Quote from the first line below through the line that contains "(no2) at (1017,484)", both included, and leave the pictures out.

## Begin DATASET EXTRACT

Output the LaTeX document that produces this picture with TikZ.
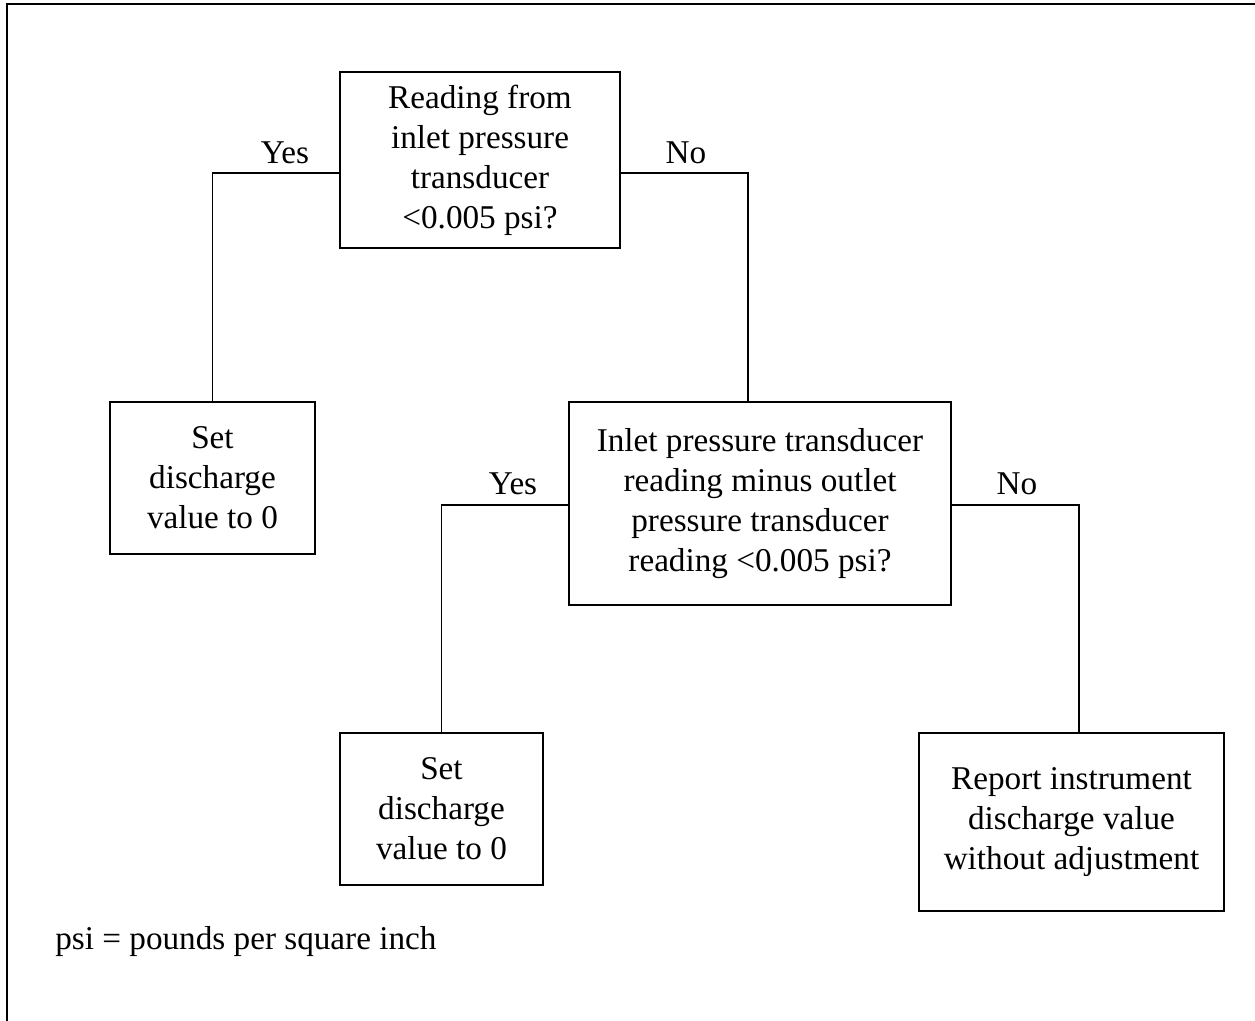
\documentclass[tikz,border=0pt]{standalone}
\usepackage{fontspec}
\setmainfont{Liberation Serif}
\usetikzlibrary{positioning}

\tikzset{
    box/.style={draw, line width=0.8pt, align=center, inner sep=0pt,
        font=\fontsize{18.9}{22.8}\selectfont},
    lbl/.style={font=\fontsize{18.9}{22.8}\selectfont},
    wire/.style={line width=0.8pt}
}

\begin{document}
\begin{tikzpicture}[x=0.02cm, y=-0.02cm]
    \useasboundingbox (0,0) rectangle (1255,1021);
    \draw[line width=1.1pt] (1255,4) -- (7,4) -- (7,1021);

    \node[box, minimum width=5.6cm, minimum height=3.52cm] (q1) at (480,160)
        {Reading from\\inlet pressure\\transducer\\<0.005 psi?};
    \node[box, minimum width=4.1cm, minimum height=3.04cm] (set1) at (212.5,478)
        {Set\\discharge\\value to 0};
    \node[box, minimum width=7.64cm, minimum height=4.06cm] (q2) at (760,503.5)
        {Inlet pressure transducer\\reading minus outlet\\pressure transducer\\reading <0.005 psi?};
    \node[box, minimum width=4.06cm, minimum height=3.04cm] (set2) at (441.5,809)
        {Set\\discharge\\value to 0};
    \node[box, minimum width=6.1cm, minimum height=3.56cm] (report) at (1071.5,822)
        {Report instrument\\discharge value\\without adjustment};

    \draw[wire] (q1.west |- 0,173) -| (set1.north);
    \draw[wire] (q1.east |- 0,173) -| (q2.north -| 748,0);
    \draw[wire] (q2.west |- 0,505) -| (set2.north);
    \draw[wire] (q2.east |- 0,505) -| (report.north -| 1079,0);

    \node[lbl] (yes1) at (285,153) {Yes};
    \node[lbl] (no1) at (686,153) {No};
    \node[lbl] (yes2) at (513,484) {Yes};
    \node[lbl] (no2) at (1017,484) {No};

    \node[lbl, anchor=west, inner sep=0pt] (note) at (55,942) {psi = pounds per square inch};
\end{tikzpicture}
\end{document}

## End DATASET EXTRACT

SOLVED PROBLEM:
Output the LaTeX document that produces this picture with TikZ.
\documentclass[tikz,border=0pt]{standalone}
\usepackage{fontspec}
\setmainfont{Liberation Serif}
\usetikzlibrary{positioning}

\tikzset{
    box/.style={draw, line width=0.8pt, align=center, inner sep=0pt,
        font=\fontsize{18.9}{22.8}\selectfont},
    lbl/.style={font=\fontsize{18.9}{22.8}\selectfont},
    wire/.style={line width=0.8pt}
}

\begin{document}
\begin{tikzpicture}[x=0.02cm, y=-0.02cm]
    \useasboundingbox (0,0) rectangle (1255,1021);
    \draw[line width=1.1pt] (1255,4) -- (7,4) -- (7,1021);

    \node[box, minimum width=5.6cm, minimum height=3.52cm] (q1) at (480,160)
        {Reading from\\inlet pressure\\transducer\\<0.005 psi?};
    \node[box, minimum width=4.1cm, minimum height=3.04cm] (set1) at (212.5,478)
        {Set\\discharge\\value to 0};
    \node[box, minimum width=7.64cm, minimum height=4.06cm] (q2) at (760,503.5)
        {Inlet pressure transducer\\reading minus outlet\\pressure transducer\\reading <0.005 psi?};
    \node[box, minimum width=4.06cm, minimum height=3.04cm] (set2) at (441.5,809)
        {Set\\discharge\\value to 0};
    \node[box, minimum width=6.1cm, minimum height=3.56cm] (report) at (1071.5,822)
        {Report instrument\\discharge value\\without adjustment};

    \draw[wire] (q1.west |- 0,173) -| (set1.north);
    \draw[wire] (q1.east |- 0,173) -| (q2.north -| 748,0);
    \draw[wire] (q2.west |- 0,505) -| (set2.north);
    \draw[wire] (q2.east |- 0,505) -| (report.north -| 1079,0);

    \node[lbl] (yes1) at (285,153) {Yes};
    \node[lbl] (no1) at (686,153) {No};
    \node[lbl] (yes2) at (513,484) {Yes};
    \node[lbl] (no2) at (1017,484) {No};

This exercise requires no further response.